WHAT YOU SHOULD DO
Give every line of the data again, unchanged, but with no pictures.

COLLECTED MATERIAL
----------------------------------------
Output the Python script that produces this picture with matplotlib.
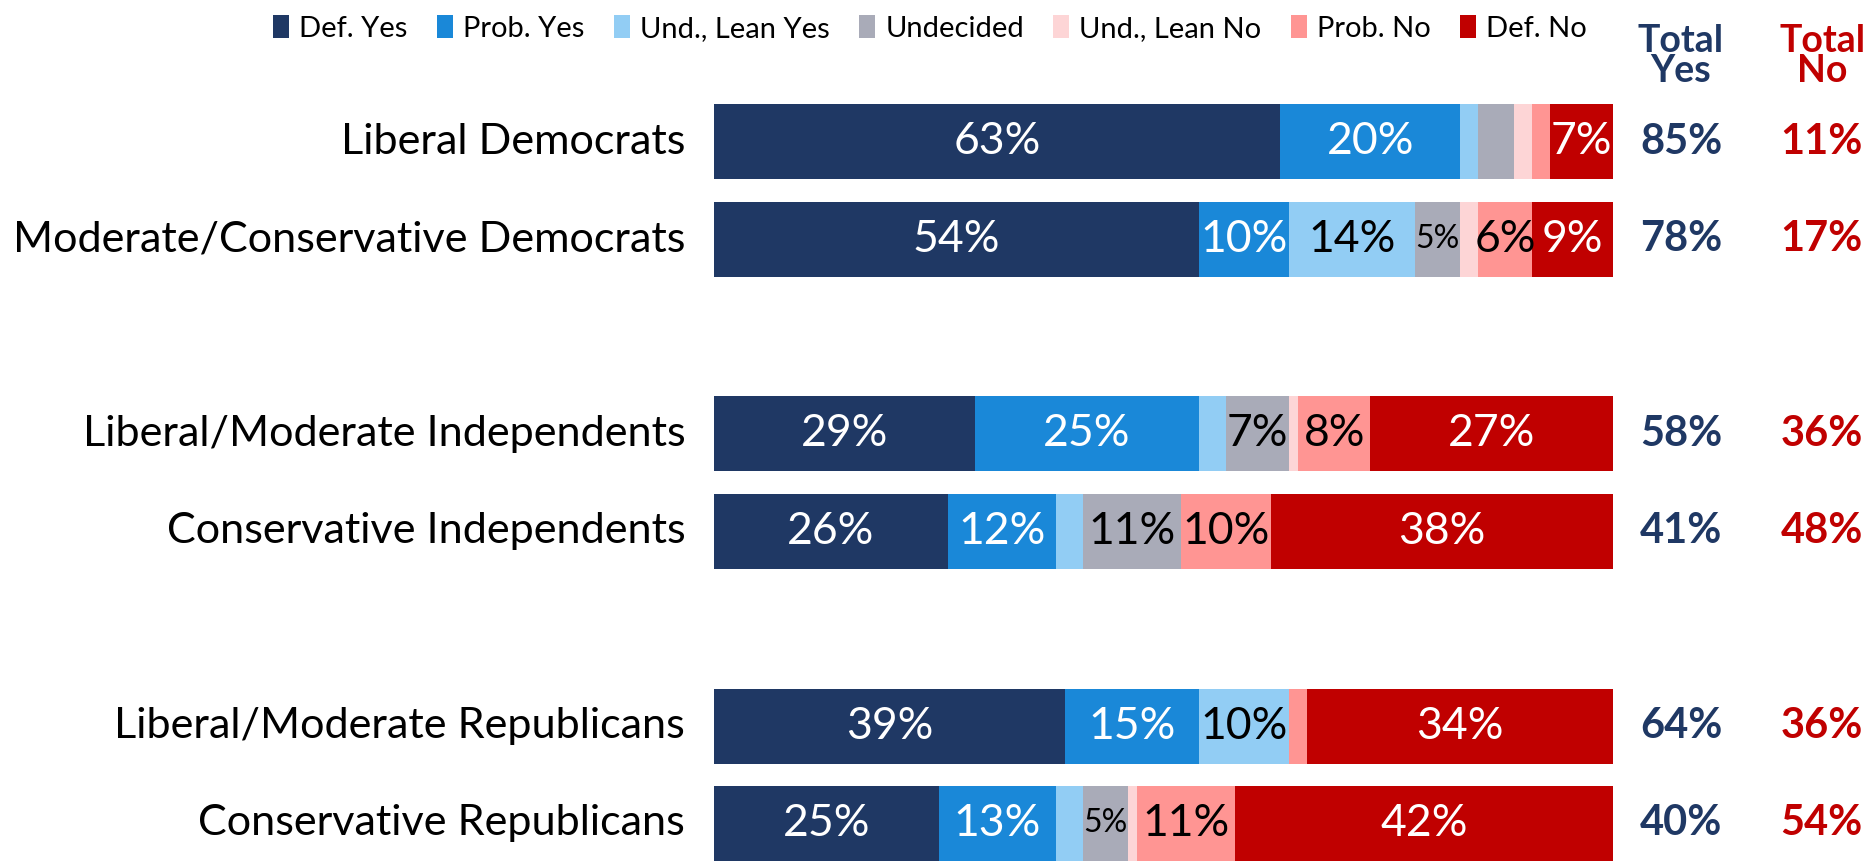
import matplotlib.pyplot as plt
import numpy as np

plt.rcParams['font.family'] = ['Lato', 'DejaVu Sans']

groups = ["Liberal Democrats", "Moderate/Conservative Democrats",
          "Liberal/Moderate Independents", "Conservative Independents",
          "Liberal/Moderate Republicans", "Conservative Republicans"]
rows = [0, 1, 3, 4, 6, 7]

series = ["Def. Yes", "Prob. Yes", "Und., Lean Yes", "Undecided",
          "Und., Lean No", "Prob. No", "Def. No"]
def_yes = [63, 54, 29, 26, 39, 25]
prob_yes = [20, 10, 25, 12, 15, 13]
lean_yes = [2, 14, 3, 3, 10, 3]
undecided = [4, 5, 7, 11, 0, 5]
lean_no = [2, 2, 1, 0, 0, 1]
prob_no = [2, 6, 8, 10, 2, 11]
def_no = [7, 9, 27, 38, 34, 42]
total_yes = [85, 78, 58, 41, 64, 40]
total_no = [11, 17, 36, 48, 36, 54]

colors = ["#1F3864", "#1A88D8", "#92CDF4", "#A9ABB8", "#FDD5D6", "#FF9593", "#C00000"]
text_colors = ["white", "white", "black", "black", "black", "black", "white"]
navy = "#1F3864"
red = "#C00000"

fig = plt.figure(figsize=(18.74, 8.65), dpi=100)
ax = fig.add_axes([0.381, 0.003, 0.4797, 0.8896])

data = [def_yes, prob_yes, lean_yes, undecided, lean_no, prob_no, def_no]
left = np.zeros(len(groups))
for vals, name, col, tcol in zip(data, series, colors, text_colors):
    vals = np.array(vals, dtype=float)
    ax.barh(rows, vals, left=left, height=0.77, color=col, label=name, linewidth=0)
    for r, l, v in zip(rows, left, vals):
        if v >= 5:
            fs = 23 if v < 6 else 32
            ax.text(l + v / 2, r, f"{int(v)}%", ha='center', va='center',
                    color=tcol, fontsize=fs)
    left += vals

for r, g, ty, tn in zip(rows, groups, total_yes, total_no):
    ax.text(-3.2, r, g, ha='right', va='center', fontsize=31.1, color='black')
    ax.text(107.6, r, f"{ty}%", ha='center', va='center', fontsize=30,
            fontweight='bold', color=navy, clip_on=False)
    ax.text(123.2, r, f"{tn}%", ha='center', va='center', fontsize=30,
            fontweight='bold', color=red, clip_on=False)

ax.set_xlim(0, 100)
ax.set_ylim(7.4, -0.5)
ax.axis('off')

fig.text(0.897, 0.935, "Total\nYes", ha='center', va='center', fontsize=27,
         fontweight='bold', color=navy, linespacing=0.85)
fig.text(0.9723, 0.935, "Total\nNo", ha='center', va='center', fontsize=27,
         fontweight='bold', color=red, linespacing=0.85)

fig.legend(loc='upper center', bbox_to_anchor=(930 / 1874, 1.003), ncol=7,
           frameon=False, fontsize=21, handlelength=0.55, handleheight=0.85,
           handletextpad=0.35, columnspacing=1.0, borderpad=0.1)

fig.savefig("out.png", dpi=100)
----------------------------------------
IN RESPONSE
Output the Python script that produces this picture with matplotlib.
import matplotlib.pyplot as plt
import numpy as np

plt.rcParams['font.family'] = ['Lato', 'DejaVu Sans']

groups = ["Liberal Democrats", "Moderate/Conservative Democrats",
          "Liberal/Moderate Independents", "Conservative Independents",
          "Liberal/Moderate Republicans", "Conservative Republicans"]
rows = [0, 1, 3, 4, 6, 7]

series = ["Def. Yes", "Prob. Yes", "Und., Lean Yes", "Undecided",
          "Und., Lean No", "Prob. No", "Def. No"]
def_yes = [63, 54, 29, 26, 39, 25]
prob_yes = [20, 10, 25, 12, 15, 13]
lean_yes = [2, 14, 3, 3, 10, 3]
undecided = [4, 5, 7, 11, 0, 5]
lean_no = [2, 2, 1, 0, 0, 1]
prob_no = [2, 6, 8, 10, 2, 11]
def_no = [7, 9, 27, 38, 34, 42]
total_yes = [85, 78, 58, 41, 64, 40]
total_no = [11, 17, 36, 48, 36, 54]

colors = ["#1F3864", "#1A88D8", "#92CDF4", "#A9ABB8", "#FDD5D6", "#FF9593", "#C00000"]
text_colors = ["white", "white", "black", "black", "black", "black", "white"]
navy = "#1F3864"
red = "#C00000"

fig = plt.figure(figsize=(18.74, 8.65), dpi=100)
ax = fig.add_axes([0.381, 0.003, 0.4797, 0.8896])

data = [def_yes, prob_yes, lean_yes, undecided, lean_no, prob_no, def_no]
left = np.zeros(len(groups))
for vals, name, col, tcol in zip(data, series, colors, text_colors):
    vals = np.array(vals, dtype=float)
    ax.barh(rows, vals, left=left, height=0.77, color=col, label=name, linewidth=0)
    for r, l, v in zip(rows, left, vals):
        if v >= 5:
            fs = 23 if v < 6 else 32
            ax.text(l + v / 2, r, f"{int(v)}%", ha='center', va='center',
                    color=tcol, fontsize=fs)
    left += vals

for r, g, ty, tn in zip(rows, groups, total_yes, total_no):
    ax.text(-3.2, r, g, ha='right', va='center', fontsize=31.1, color='black')
    ax.text(107.6, r, f"{ty}%", ha='center', va='center', fontsize=30,
            fontweight='bold', color=navy, clip_on=False)
    ax.text(123.2, r, f"{tn}%", ha='center', va='center', fontsize=30,
            fontweight='bold', color=red, clip_on=False)

ax.set_xlim(0, 100)
ax.set_ylim(7.4, -0.5)
ax.axis('off')

fig.text(0.897, 0.935, "Total\nYes", ha='center', va='center', fontsize=27,
         fontweight='bold', color=navy, linespacing=0.85)
fig.text(0.9723, 0.935, "Total\nNo", ha='center', va='center', fontsize=27,
         fontweight='bold', color=red, linespacing=0.85)

fig.legend(loc='upper center', bbox_to_anchor=(930 / 1874, 1.003), ncol=7,
           frameon=False, fontsize=21, handlelength=0.55, handleheight=0.85,
           handletextpad=0.35, columnspacing=1.0, borderpad=0.1)

fig.savefig("out.png", dpi=100)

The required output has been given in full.